The result, according to a statement from President Donald Trump’s EPA, would be the prevention of “thousands of on-road fatalities and injuries as compared to the standards set forth in the 2012 final rule.”

But top Trump administration officials at the EPA, National Highway Traffic Safety Administration and White House are still wrangling over how exactly to undo the Obama-era rules.

After initially suggesting freezing the standards at 2020 levels, administration officials are now exploring the idea of gradually ratcheting up fuel efficiency standards between 0.5 percent and 1 percent a year to address the automakers’ call for annual increases.

For months, the Trump administration has been at loggerheads with California and other blue states over their efforts to freeze standards on the tailpipe emissions. After months of negotiation, the administration broke off talks with California in February.

The end of those talks paves the way for California to set its own standards, which under a half-century-old law it has the authority to do.

But having two sets of tailpipe rules nationwide for new cars is a worst-case scenario for the automotive industry, which fears a higher cost of complying with that patchwork of regulations. Early in Trump’s administration, automakers called for revisiting the rule, but have now expressed concern about how a rollback could fracture the U.S. auto market.

Starting in 2015, the Alliance of Automobile Manufacturers, a group of leading automakers, paid the Indiana University researchers nearly $800,000 to prepare a study of fuel-economy standards put forward under Obama.

Graham’s team published a study in March 2017. That spring, they briefed government analysts in Washington and Ann Arbor, Michigan, on its findings, Graham said.

But after the Trump administration came up with its own proposal to weaken fuel-efficiency standards, the team followed up with its most recent analysis of the potential economic effects of that proposal.
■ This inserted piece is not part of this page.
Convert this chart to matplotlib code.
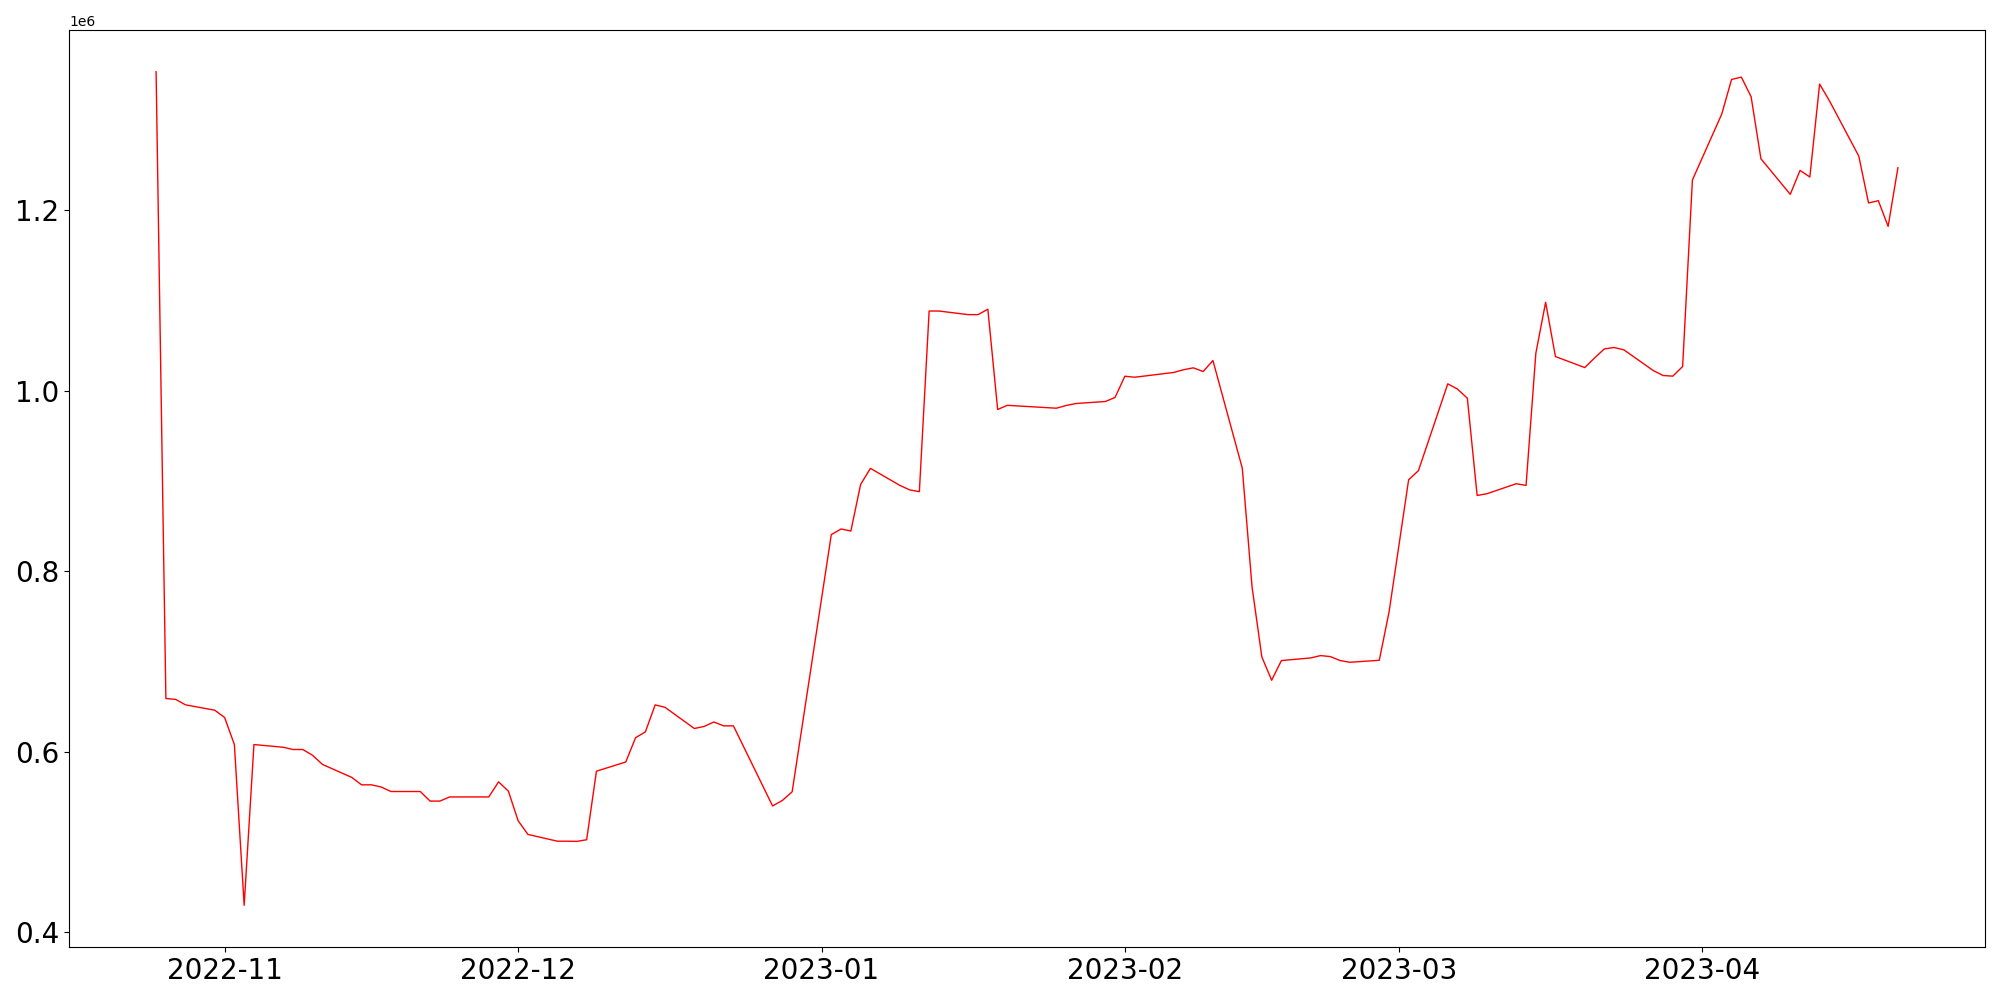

The team’s research does not quantify any health benefits stemming from reducing auto pollution.

Auto Alliance spokesperson Gloria Bergquist said “the release of the study last week was a surprise.”

The researchers also emphasized that the Auto Alliance did not have any influence on the outcome of the studies. “We were so careful to make sure that this funder didn’t have any input on what our decisions were,” Carley said.

The involvement of Graham in the study is significant because the former Bush administration official was tapped in 2017 by Pruitt to join a key research advisory panel.

While in office, Pruitt named a cadre of industry-connected scientists to the Scientific Advisory Board and other panels, which help guide the EPA’s research objectives and make recommendations that form the basis for new regulations.

Critics of the Trump administration note that freezing the pollution standards would be a boon for oil and gas producers allied with the president.

Indeed, Graham’s study found that while the U.S. economy as a whole stands to benefit from the fuel-efficiency standards, a handful of southern oil-producing states — including Louisiana, Oklahoma and Texas — would likely lose economically because of it.

“The effects are not even across regions,” Carley said. “Some regions take a bigger hit.”